Early Friday evening, the board of canvassers certified the recount that netted both President-elect Joe Biden and President Donald Trump a total of 382 votes: 257 for Biden and 125 for Trump, adding a total of 132 votes to Biden's margin of victory.
Out of 459,723 ballots cast in the county, Biden received 317,527 votes while Trump amassed 134,482 votes in his favor, giving the former Vice President a victory of more than 180,000 votes in Milwaukee county, Wisconsin's largest. Before the recount, Biden had 317,270 votes in Milwaukee County as opposed to Trump's 134,357.

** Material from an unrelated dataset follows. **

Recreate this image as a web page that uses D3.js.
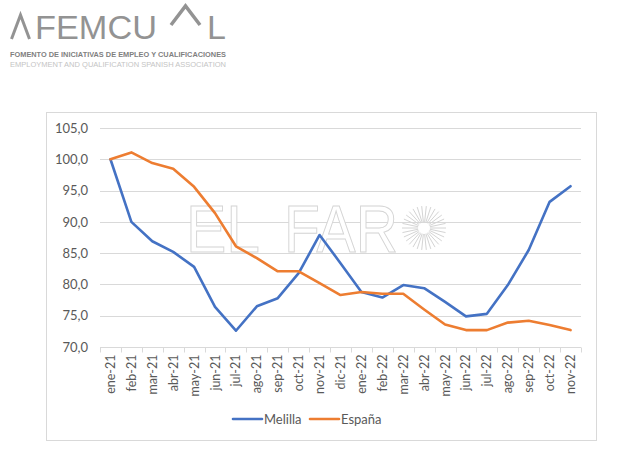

The Trump campaign paid $3 million for the partial recount after losing the state by nearly 21,000 votes to Biden, requesting a retallying of the votes only in Wisconsin's most populous and Democrat-leaning counties of Milwaukee and Dane.
Dane County is expected to finish its recount and certify results this weekend, after which the state will certify the election results next week.
Trump Campaign Tries to Invalidate Absentee Ballots
The Trump campaign is seeking to disqualify absentee ballots cast during the Nov. 3 election in both Dane and Milwaukee, arguing that large batches of the ballots had been improperly accepted and counted in both counties. They sought to disqualify all absentee ballots that had been cast before Election Day in person, rather than by mail.
The ballots Trump is seeking to disqualify also affects residents who identify themselves as "indefinitely confined," allowing them to vote via absentee ballots without meeting the state photo ID requirements. So far, their efforts have been thwarted by the Democratic-majority boards of canvassers in both counties, which have denied attempts to set aside the large categories of ballots.
This is one of Trump's many attempts to undo Biden's victory in the presidential election with false claims of widespread fraud but the president has suffered one defeat after another. Trump suffered another blow on Saturday, after a federal judge in Pennsylvania rejected the campaign's efforts to stop the state from certifying its election results. The Trump campaign filed an appeal Sunday.